Monday, February 11, 2008

Never give up, never surrender!

Warning: not suitable reading for cynics.

What stirs your blood? What is it that makes you want to stand up and cheer?

Vicki Davis's response to my somewhat misnamed Funday Monday post, got me to thinking about a piece of footage that I once saw on TV that inspired me no end. I have tried to find a trace of it on the web, but have failed miserably - perhaps the fact that I can't remember any of the important details needed for a successful search (like names and dates) has something to do with it!

Just in case any of it rings a bell with you, it was an Olympic sprint event. Hopes were high for one particular athlete (the name Redman comes to mind, but that might be way off base), who had missed out on selection the previous time around, bpmbed out during the heats the time before that and would almost certainly be too old next time. He had worked really hard to make it, and this was to be the year he came home with the gold. He took off out of the starting blocks like a bat out of hell, only to tear something halfway down the track. So determined was he not miss out on what would no doubt be his only opportunity to cross the finish line in an Olympic final, he began hobbling his way down the track. His father scrambled onto the track to help him. At first, aware that he would be disqualified, were he to accept assistance, the athlete waved his Dad away. But he had to accept that he wasn't going to make it alone and the two of them defiantly crossed that line arm in arm - the broken athlete and his proud Dad, both weeping openly.

Of course, as you will have noted from my recent post, I'm a sucker for sporting heroism, and somewhat lacking in the cycnicism gene.

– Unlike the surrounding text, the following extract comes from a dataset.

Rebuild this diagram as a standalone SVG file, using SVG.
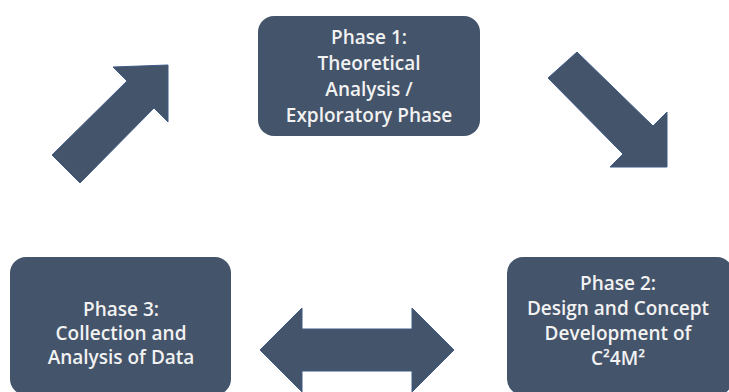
<svg xmlns="http://www.w3.org/2000/svg" width="729" height="392" viewBox="0 0 729 392">
<style>
.box{fill:#44546a;}
.arr{fill:#44546a;stroke:#3f5a86;stroke-width:1;}
.t{font-family:"Open Sans","Noto Sans","Liberation Sans",sans-serif;font-weight:600;font-size:19px;fill:#f2f2f2;text-anchor:middle;}
</style>
<rect width="729" height="392" fill="#ffffff"/>
<g id="connectors">
<polygon class="arr" points="168,65 168,122 154,108 80,183 52,155 127,81 113,67"/>
<polygon class="arr" points="577,52 653,126 667,112 667,167 610,167 623,154 548,78"/>
<polygon class="arr" points="260,350 302,308 302,329 412,329 412,308 454,350 412,392 412,371 302,371 302,392"/>
</g>
<g id="phase1">
<rect class="box" x="258" y="16" width="222" height="120" rx="16"/>
<text class="t" x="369" y="44">Phase 1:</text>
<text class="t" x="369" y="70">Theoretical</text>
<text class="t" x="369" y="96">Analysis /</text>
<text class="t" x="369" y="122">Exploratory Phase</text>
</g>
<g id="phase2">
<rect class="box" x="507" y="257" width="226" height="138" rx="16"/>
<text class="t" x="618" y="290">Phase 2:</text>
<text class="t" x="618" y="315">Design and Concept</text>
<text class="t" x="618" y="340">Development of</text>
<text class="t" x="618" y="365">C²4M²</text>
</g>
<g id="phase3">
<rect class="box" x="10" y="257" width="221" height="138" rx="16"/>
<text class="t" x="121" y="316">Phase 3:</text>
<text class="t" x="121" y="340">Collection and</text>
<text class="t" x="121" y="364">Analysis of Data</text>
</g>
</svg>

Sometimes, both parents and teachers find themselves in the position of needing to encourage or motivate a child/student who feels like giving up. I have a son who is very easily discouraged, and I have found anecdotes like these very helpful. On one occasion, he and I wept through the scene in the book Goodbye Mr Chips, where the dying Mr Chips quietly calls the register of all "his" boys in response to disprove someone's remark that Mr Chips had never had any children. Ever tried reading aloud with a lump like a cricket ball in your throat?

Then there are stories like this one:

Or any of these stories (which are admittedly very US-centric). YouTube can be a very useful tool for getting a message across in 3 minutes that would take you half an hour to explain.

Do you know of someone who could do with a little inspiring today?